# GIVEN MATERIAL start
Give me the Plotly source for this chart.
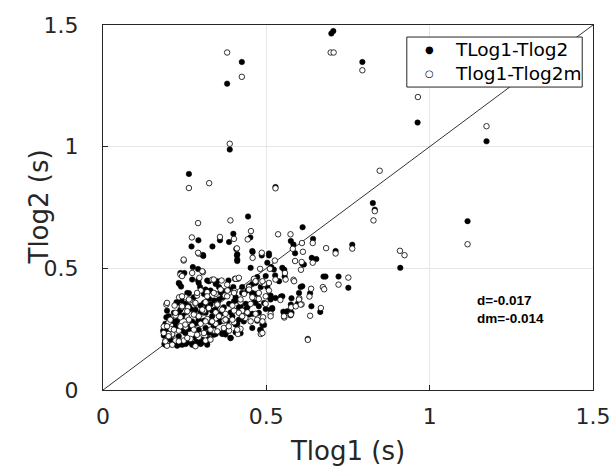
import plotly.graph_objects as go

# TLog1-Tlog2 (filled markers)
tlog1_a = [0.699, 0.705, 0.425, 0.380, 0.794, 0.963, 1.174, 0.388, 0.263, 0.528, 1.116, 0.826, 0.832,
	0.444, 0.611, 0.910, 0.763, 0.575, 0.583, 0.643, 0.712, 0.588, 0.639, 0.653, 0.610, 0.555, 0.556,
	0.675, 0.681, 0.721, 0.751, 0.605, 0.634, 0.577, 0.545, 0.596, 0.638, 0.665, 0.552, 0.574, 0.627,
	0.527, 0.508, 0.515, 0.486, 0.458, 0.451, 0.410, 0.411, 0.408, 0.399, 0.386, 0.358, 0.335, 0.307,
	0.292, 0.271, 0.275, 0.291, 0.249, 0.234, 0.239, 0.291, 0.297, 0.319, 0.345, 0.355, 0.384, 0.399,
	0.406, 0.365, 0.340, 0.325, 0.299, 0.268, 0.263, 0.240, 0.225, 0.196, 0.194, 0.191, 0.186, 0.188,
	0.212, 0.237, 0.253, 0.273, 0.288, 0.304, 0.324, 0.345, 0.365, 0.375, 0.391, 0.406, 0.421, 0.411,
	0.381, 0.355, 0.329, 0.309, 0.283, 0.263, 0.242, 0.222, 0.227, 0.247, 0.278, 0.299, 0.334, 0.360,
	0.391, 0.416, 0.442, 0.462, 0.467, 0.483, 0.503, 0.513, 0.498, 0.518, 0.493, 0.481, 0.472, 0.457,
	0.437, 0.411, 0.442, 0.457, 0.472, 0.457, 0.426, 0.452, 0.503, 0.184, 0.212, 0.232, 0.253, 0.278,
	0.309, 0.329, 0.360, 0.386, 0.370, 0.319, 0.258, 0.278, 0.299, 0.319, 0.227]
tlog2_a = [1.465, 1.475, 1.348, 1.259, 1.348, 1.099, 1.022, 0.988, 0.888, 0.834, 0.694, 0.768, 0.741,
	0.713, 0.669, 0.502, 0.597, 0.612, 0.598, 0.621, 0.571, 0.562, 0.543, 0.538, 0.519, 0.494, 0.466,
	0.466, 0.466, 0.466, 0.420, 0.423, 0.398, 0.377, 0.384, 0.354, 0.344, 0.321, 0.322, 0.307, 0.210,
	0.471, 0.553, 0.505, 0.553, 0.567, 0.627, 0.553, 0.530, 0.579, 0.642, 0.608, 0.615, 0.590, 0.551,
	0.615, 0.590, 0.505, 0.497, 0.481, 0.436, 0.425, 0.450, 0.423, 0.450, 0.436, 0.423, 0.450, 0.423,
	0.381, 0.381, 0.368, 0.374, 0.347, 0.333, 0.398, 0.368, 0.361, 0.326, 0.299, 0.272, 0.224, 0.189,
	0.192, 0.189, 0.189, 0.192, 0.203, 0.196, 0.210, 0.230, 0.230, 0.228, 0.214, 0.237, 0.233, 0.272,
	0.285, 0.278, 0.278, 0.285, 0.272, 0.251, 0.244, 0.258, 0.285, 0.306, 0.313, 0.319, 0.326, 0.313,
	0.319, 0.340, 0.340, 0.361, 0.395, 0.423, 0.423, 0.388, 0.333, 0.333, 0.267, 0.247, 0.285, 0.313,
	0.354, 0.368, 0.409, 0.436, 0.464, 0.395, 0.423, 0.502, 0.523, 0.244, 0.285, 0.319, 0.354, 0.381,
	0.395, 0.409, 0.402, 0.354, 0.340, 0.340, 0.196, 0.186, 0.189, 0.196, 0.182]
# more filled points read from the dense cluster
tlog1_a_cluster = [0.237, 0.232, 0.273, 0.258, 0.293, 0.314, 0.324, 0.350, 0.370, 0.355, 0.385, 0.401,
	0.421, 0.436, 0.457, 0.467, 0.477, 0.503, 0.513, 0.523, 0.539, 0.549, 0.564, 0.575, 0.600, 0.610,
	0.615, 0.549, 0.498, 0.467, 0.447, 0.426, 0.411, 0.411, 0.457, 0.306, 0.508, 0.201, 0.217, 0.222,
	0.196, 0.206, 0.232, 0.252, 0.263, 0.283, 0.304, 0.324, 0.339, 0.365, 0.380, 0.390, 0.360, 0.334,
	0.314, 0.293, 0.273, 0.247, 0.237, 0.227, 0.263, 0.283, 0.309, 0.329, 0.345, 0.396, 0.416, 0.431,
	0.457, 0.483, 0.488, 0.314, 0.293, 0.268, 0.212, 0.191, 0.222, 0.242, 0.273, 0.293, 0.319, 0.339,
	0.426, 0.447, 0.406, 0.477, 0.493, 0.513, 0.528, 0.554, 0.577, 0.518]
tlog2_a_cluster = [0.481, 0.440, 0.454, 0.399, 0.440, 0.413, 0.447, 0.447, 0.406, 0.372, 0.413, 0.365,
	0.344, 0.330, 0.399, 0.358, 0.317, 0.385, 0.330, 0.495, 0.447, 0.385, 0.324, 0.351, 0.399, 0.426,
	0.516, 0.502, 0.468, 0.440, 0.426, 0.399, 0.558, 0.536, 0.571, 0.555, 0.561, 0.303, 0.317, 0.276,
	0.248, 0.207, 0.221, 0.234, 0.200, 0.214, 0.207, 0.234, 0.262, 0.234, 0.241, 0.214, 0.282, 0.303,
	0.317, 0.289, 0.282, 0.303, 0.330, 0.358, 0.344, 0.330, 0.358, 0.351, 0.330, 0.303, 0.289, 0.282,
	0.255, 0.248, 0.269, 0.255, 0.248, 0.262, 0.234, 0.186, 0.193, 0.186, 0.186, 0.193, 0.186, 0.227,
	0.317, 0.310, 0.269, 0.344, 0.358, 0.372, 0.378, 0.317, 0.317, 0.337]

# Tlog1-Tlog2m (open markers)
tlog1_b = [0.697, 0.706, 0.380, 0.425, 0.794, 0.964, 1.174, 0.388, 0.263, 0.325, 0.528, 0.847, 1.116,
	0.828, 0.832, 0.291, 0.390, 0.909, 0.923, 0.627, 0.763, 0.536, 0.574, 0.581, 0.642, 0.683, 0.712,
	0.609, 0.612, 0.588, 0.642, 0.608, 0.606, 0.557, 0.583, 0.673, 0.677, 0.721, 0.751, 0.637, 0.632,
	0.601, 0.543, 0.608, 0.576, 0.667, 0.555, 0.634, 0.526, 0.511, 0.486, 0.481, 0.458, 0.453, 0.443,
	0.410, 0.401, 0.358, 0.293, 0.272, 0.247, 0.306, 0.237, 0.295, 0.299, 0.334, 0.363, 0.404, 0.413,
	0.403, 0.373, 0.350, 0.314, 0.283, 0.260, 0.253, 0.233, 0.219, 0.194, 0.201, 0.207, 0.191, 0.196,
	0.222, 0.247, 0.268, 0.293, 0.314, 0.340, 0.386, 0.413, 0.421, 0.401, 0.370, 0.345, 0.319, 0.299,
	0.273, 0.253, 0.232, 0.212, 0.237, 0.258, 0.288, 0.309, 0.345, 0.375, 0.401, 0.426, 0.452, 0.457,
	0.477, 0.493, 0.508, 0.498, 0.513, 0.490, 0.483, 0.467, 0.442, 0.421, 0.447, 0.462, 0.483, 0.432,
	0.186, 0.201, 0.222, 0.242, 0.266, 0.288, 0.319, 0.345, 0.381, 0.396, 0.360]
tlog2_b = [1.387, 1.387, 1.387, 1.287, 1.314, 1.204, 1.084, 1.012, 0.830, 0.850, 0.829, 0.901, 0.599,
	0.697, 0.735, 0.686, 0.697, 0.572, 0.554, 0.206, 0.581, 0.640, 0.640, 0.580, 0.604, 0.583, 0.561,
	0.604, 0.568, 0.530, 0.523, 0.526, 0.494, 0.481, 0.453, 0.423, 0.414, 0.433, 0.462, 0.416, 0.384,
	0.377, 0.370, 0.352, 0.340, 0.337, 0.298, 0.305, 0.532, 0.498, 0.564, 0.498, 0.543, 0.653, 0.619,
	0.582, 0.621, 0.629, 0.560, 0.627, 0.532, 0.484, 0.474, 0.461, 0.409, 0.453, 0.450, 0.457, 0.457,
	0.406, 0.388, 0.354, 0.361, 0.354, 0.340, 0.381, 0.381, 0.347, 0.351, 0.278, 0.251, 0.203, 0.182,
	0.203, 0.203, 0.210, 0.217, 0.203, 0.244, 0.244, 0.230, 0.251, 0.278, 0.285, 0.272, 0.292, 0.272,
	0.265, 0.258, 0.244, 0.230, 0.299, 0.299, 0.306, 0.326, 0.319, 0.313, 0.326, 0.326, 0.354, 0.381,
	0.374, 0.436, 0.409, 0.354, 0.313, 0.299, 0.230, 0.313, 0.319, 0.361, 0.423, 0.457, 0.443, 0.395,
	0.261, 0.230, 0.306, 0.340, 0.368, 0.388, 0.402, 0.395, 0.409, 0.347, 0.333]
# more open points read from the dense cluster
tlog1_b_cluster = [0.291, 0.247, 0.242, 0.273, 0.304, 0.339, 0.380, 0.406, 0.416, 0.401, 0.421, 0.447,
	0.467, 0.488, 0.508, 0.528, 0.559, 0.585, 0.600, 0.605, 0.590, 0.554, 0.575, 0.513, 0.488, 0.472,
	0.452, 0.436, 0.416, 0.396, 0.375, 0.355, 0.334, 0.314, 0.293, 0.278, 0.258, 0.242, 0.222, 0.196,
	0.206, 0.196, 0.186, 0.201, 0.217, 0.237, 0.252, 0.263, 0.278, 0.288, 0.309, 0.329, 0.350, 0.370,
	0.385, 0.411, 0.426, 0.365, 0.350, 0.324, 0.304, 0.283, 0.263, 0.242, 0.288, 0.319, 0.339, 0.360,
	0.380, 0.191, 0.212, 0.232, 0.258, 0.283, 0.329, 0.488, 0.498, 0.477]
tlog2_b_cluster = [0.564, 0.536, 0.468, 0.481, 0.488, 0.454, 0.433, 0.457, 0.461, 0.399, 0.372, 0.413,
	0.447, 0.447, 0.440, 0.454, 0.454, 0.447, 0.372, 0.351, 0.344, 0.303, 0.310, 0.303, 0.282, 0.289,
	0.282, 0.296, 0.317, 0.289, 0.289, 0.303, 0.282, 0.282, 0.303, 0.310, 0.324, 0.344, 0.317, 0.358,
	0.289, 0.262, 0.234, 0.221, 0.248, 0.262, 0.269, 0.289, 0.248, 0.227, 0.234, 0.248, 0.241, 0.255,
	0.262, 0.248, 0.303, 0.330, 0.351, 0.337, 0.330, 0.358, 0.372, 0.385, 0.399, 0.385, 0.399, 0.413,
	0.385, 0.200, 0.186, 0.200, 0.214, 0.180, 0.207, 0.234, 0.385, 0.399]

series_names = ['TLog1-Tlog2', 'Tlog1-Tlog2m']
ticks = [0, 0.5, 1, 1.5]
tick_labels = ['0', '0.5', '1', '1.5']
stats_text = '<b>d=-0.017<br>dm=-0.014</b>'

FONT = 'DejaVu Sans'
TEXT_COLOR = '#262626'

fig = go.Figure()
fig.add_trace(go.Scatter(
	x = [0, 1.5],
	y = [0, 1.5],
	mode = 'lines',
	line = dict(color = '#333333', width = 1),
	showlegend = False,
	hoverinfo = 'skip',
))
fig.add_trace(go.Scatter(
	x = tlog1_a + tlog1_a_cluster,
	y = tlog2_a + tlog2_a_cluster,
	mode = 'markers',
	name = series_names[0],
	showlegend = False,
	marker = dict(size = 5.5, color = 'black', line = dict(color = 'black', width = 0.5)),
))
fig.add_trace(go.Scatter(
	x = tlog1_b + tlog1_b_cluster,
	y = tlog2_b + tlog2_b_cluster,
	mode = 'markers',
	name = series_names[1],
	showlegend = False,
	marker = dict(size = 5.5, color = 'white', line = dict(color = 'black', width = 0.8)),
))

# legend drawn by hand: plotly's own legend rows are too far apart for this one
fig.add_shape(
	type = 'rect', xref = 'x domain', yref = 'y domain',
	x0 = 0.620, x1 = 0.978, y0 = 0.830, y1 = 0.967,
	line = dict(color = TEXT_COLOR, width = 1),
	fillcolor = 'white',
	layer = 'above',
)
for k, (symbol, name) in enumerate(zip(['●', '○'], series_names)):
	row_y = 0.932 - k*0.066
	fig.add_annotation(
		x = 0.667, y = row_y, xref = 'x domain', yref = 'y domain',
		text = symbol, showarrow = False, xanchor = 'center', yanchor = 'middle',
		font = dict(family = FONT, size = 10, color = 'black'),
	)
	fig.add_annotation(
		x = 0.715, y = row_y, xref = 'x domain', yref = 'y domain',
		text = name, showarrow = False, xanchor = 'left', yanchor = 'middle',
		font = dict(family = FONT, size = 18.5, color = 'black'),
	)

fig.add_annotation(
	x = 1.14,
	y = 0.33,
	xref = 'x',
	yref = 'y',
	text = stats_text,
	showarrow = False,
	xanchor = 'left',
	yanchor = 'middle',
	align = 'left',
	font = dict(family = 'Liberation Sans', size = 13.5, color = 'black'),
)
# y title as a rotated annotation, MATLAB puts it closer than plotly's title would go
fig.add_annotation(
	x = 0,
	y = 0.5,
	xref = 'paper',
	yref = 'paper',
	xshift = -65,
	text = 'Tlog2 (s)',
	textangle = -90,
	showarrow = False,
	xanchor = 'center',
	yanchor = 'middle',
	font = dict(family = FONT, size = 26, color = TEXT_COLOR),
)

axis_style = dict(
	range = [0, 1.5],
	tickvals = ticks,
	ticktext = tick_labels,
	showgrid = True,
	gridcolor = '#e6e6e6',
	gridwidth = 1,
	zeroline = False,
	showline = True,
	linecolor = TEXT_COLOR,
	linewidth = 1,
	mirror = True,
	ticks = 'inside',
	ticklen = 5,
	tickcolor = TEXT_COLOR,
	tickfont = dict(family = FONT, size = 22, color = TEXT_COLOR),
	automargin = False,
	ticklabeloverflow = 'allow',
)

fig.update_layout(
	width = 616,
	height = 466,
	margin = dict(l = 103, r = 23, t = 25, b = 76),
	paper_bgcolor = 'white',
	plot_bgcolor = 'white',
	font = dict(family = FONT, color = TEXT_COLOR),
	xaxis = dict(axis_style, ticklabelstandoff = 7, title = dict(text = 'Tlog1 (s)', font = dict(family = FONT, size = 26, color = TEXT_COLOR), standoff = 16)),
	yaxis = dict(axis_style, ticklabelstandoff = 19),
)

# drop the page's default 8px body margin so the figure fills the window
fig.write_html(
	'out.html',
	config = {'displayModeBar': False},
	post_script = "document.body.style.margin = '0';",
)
# GIVEN MATERIAL end
* TASK INSTRUCTIONS
Give again, exactly, the lines from the start of the data through the one holding "import plotly.graph_objects as go"; omit the pictures.

* TASK RESPONSE
Give me the Plotly source for this chart.
import plotly.graph_objects as go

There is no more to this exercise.